EC-RAG supports vLLM deployment(default method) and local OpenVINO deployment for Intel Arc GPU. Prerequisites are shown as below:
Hardware: Intel Arc A770
OS: Ubuntu Server 22.04.1 or newer (at least 6.2 LTS kernel)
Driver & libraries: please refer to Installing Client GPUs for detailed driver & libraries setup

Below steps are based on vLLM as inference engine, if you want to choose OpenVINO, please refer to OpenVINO Local Inference

Access the Code

Clone the GenAIExample repository and access the EdgeCraftRAG Intel® Arc® platform Docker Compose files and supporting scripts:

git clone https://github.com/opea-project/GenAIExamples.git
cd GenAIExamples/EdgeCraftRAG/docker_compose/intel/gpu/arc/

Checkout a released version, such as v1.3:

git checkout v1.3

Generate a HuggingFace Access Token

Some HuggingFace resources, such as some models, are only accessible if you have an access token. If you do not already have a HuggingFace access token, you can create one by first creating an account by following the steps provided at HuggingFace and then generating a user access token.

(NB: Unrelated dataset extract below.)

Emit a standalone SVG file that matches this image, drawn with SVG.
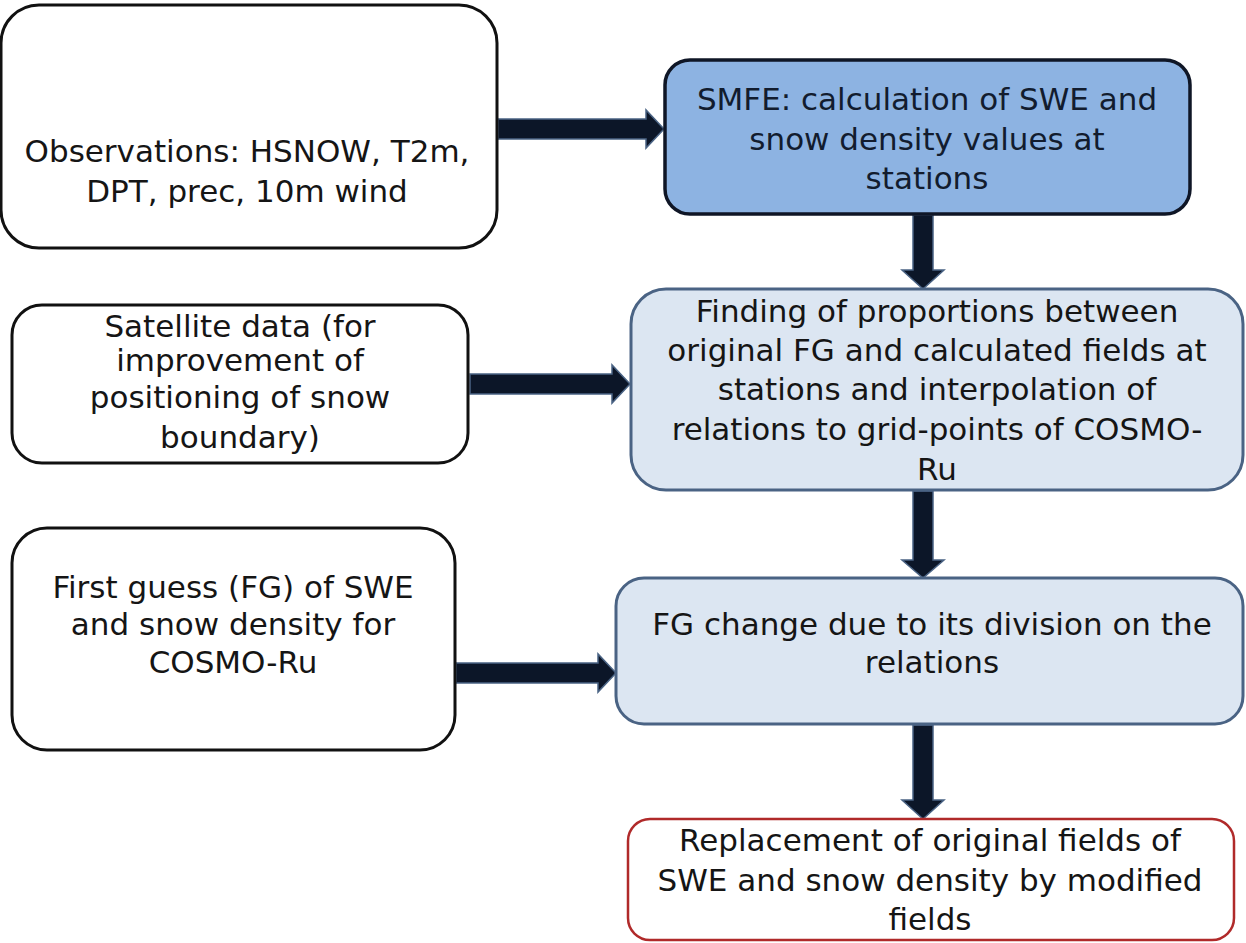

Configure the Deployment Environment

Below steps are for single Intel Arc GPU inference, if you want to setup multi Intel Arc GPUs inference, please refer to Multi-ARC Setup To set up environment variables for deploying EdgeCraftRAG service, source the set_env.sh script in this directory:

source set_env.sh

For more advanced env variables and configurations, please refer to Prepare env variables for vLLM deployment

Deploy the Service Using Docker Compose

To deploy the EdgeCraftRAG service, execute the docker compose up command with the appropriate arguments. For a default deployment, execute:

docker compose up -d

The EdgeCraftRAG docker images should automatically be downloaded from the OPEA registry and deployed on the Intel® Arc® Platform

Check the Deployment Status

After running docker compose, check if all the containers launched via docker compose have started:

docker ps -a

For the default deployment, the following 5 containers should be running:

Test the Pipeline

Once the EdgeCraftRAG service are running, test the pipeline using the following command:

curl http://${host_ip}:16011/v1/chatqna -H 'Content-Type: application/json' -d '{
     "messages":"What is the test id?","max_tokens":5 }'

For detailed operations on UI and EC-RAG settings, please refer to Explore_Edge_Craft_RAG

Note The value of host_ip was set using the set_env.sh script and can be found in the .env file.

Cleanup the Deployment

To stop the containers associated with the deployment, execute the following command:

docker compose -f compose.yaml down

All the EdgeCraftRAG containers will be stopped and then removed on completion of the “down” command.

EdgeCraftRAG Docker Compose Files

The compose.yaml is default compose file using tgi as serving framework

Service Name

Image Name

etcd

quay.io/coreos/etcd:v3.5.5

minio

minio/minio:RELEASE.2023-03-20T20-16-18Z

milvus-standalone

milvusdb/milvus:v2.4.6

edgecraftrag-server

opea/edgecraftrag-server:latest

edgecraftrag-ui

opea/edgecraftrag-ui:latest

ecrag

opea/edgecraftrag:latest

EdgeCraftRAG Service Configuration

The table provides a comprehensive overview of the EdgeCraftRAG service utilized across various deployments as illustrated in the example Docker Compose files. Each row in the table represents a distinct service, detailing its possible images used to enable it and a concise description of its function within the deployment architecture.

Service Name

Possible Image Names

Optional

Description

etcd

quay.io/coreos/etcd:v3.5.5

No

Provides distributed key-value storage for service discovery and configuration management.

minio

minio/minio:RELEASE.2023-03-20T20-16-18Z

No

Provides object storage services for storing documents and model files.

milvus-standalone

milvusdb/milvus:v2.4.6

No

Provides vector database capabilities for managing embeddings and similarity search.

edgecraftrag-server

opea/edgecraftrag-server:latest

No

Serves as the backend for the EdgeCraftRAG service, with variations depending on the deployment.

edgecraftrag-ui

opea/edgecraftrag-ui:latest

No

Provides the user interface for the EdgeCraftRAG service.

ecrag

opea/edgecraftrag:latest

No

Acts as a reverse proxy, managing traffic between the UI and backend services.